Can I run two 14 AWG cables in parallel instead of one 12 AWG?

Generally no. NEC restricts paralleling to 1/0 AWG and larger conductors, with specific requirements for equal length and termination. Two 14 AWG conductors would each carry half the current, but the doubled cross-section is not as effective as a single heavier wire, and the safety implications of unequal current sharing are real. Use the correct single gauge.

Why does aluminum wire need to be bigger than copper for the same current?

Aluminum's electrical conductivity is about 61% of copper's. For the same ampacity, you need more cross-section. The rule of thumb: aluminum needs to be one or two AWG sizes heavier than copper for equivalent current. A 100-amp service in copper uses 3 AWG; in aluminum it uses 1 AWG.

What is a "wet location" wire and does it matter for voltage drop?

Wet-location insulation (THWN, XHHW, etc.) handles moisture without breaking down. It does not change the conductor's resistance — the copper inside is the same — so voltage drop calculations are identical regardless of insulation type. Wet-location rating matters for NEC compliance in conduit outdoors, in damp basements, or underground.

How does the calculator handle multiple loads on the same circuit?

You enter the total current the circuit carries. For a multi-outlet branch, that is the worst-case sum of simultaneous loads. For a feeder, it is the total demand load to the subpanel after NEC demand factors. The calculator does not split current among individual outlets; it computes the drop at the panel based on the total current flowing through the wire.

Does voltage drop affect my electric bill?

Yes, slightly.

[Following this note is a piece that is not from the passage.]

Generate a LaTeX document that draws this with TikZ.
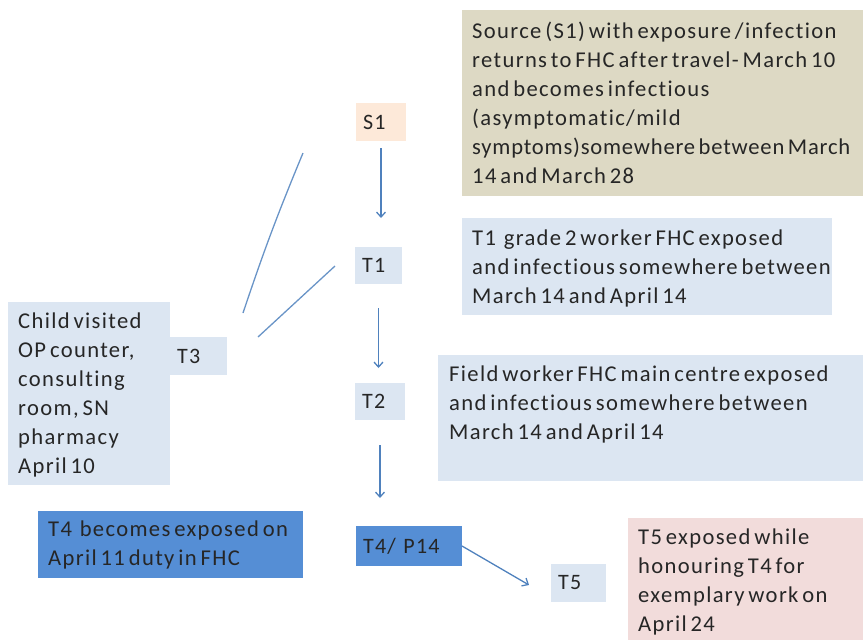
\documentclass[tikz,border=0pt]{standalone}
\usepackage{fontspec}
\setmainfont[LetterSpace=6,WordSpace=0.6,Ligatures=NoCommon]{Carlito}
\usetikzlibrary{arrows.meta}
\definecolor{tanbg}{HTML}{DDD9C4}
\definecolor{peach}{HTML}{FDE9D9}
\definecolor{ltblue}{HTML}{DCE6F2}
\definecolor{medblue}{HTML}{558ED5}
\definecolor{pinkbg}{HTML}{F2DCDB}
\definecolor{linecol}{HTML}{4F81BD}
\definecolor{txt}{HTML}{262626}
\tikzset{
  txtstyle/.style={font=\fontsize{22.6}{29}\selectfont, text=txt, align=left, inner sep=0pt, anchor=west},
  tag/.style={rectangle, inner xsep=7pt, inner ysep=0pt, outer sep=0pt, anchor=west, font=\fontsize{22}{23}\selectfont, text=txt, align=left},
  conn/.style={draw=linecol, line width=1.3pt, -{Straight Barb[length=5pt,width=9pt,line width=1.3pt]}},
  plain/.style={draw=linecol!85, line width=1.3pt}
}
\begin{document}
\begin{tikzpicture}[x=1pt,y=-1pt]
\useasboundingbox (0,0) rectangle (863,640);
% description boxes
\fill[tanbg] (462,10) rectangle (870,196);
\node[txtstyle] (srctext) at (472,103) {Source (S1) with exposure /infection\\returns to FHC after travel- March 10\\and becomes infectious\\(asymptomatic/mild\\{\addfontfeature{LetterSpace=3.5}symptoms)somewhere between March}\\14 and March 28};
\fill[ltblue] (462,218) rectangle (832,315);
\node[txtstyle] (t1text) at (472,268) {T1\ \ grade 2 worker FHC exposed\\and infectious somewhere between\\March 14 and April 14};
\fill[ltblue] (438,355) rectangle (870,481);
\node[txtstyle] (t2text) at (449,404) {Field worker FHC main centre exposed\\and infectious somewhere between\\March 14 and April 14};
\fill[ltblue] (8,302) rectangle (170,485);
\node[txtstyle] (childtext) at (18,395) {Child visited\\OP counter,\\consulting\\room, SN\\pharmacy\\April 10};
\fill[medblue] (38,511) rectangle (303,578);
\node[txtstyle] (t4text) at (48,545) {T4\ \ becomes exposed on\\April 11 duty in FHC};
\fill[pinkbg] (628,518) rectangle (870,650);
\node[txtstyle] (t5text) at (638,582) {T5 exposed while\\honouring T4 for\\exemplary work on\\April 24};
% tag nodes
\node[tag, fill=peach, minimum height=38pt, text width=36pt] (S1) at (356,122) {S1};
\node[tag, fill=ltblue, minimum height=37pt, text width=33pt] (T1) at (355,265.5) {T1};
\node[tag, fill=ltblue, minimum height=37pt, text width=36pt] (T2) at (355,401.5) {T2};
\node[tag, fill=ltblue, minimum height=38pt, text width=43pt] (T3) at (170,356) {T3};
\node[tag, fill=medblue, minimum height=40pt, text width=92pt] (T4) at (356,546) {T4/ P14};
\node[tag, fill=ltblue, minimum height=38pt, text width=41pt] (T5) at (551,583) {T5};
% connectors
\draw[conn, shorten <=7pt, shorten >=29pt] (S1.south) -- (S1.south |- T1.north);
\draw[conn, shorten <=24pt, shorten >=15pt] (T1.south) -- (T1.south |- T2.north);
\draw[conn, shorten <=25pt, shorten >=28pt] (T2.south) -- (T2.south |- T4.north);
\coordinate (t5in) at (529,585);
\draw[conn] (T4.east) -- (t5in);
% free lines near T3
\coordinate (la1) at (243,313);
\coordinate (la2) at (303,153);
\coordinate (lb1) at (258,337);
\coordinate (lb2) at (335,266);
\draw[plain] (la1) to[bend left=2] (la2);
\draw[plain] (lb1) -- (lb2);
\end{tikzpicture}
\end{document}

The voltage you lose to wire resistance becomes heat that you pay for but cannot use. For a 1,000-watt load on a 4% drop, you waste about 40 watts heating the wire whenever the load runs. Over a year at 8 hours a day, that is roughly 117 kWh — about $18 at typical US rates. For commercial loads running 24/7 the math gets compelling fast, which is why industrial installations spec heavier wire than the NEC minimum.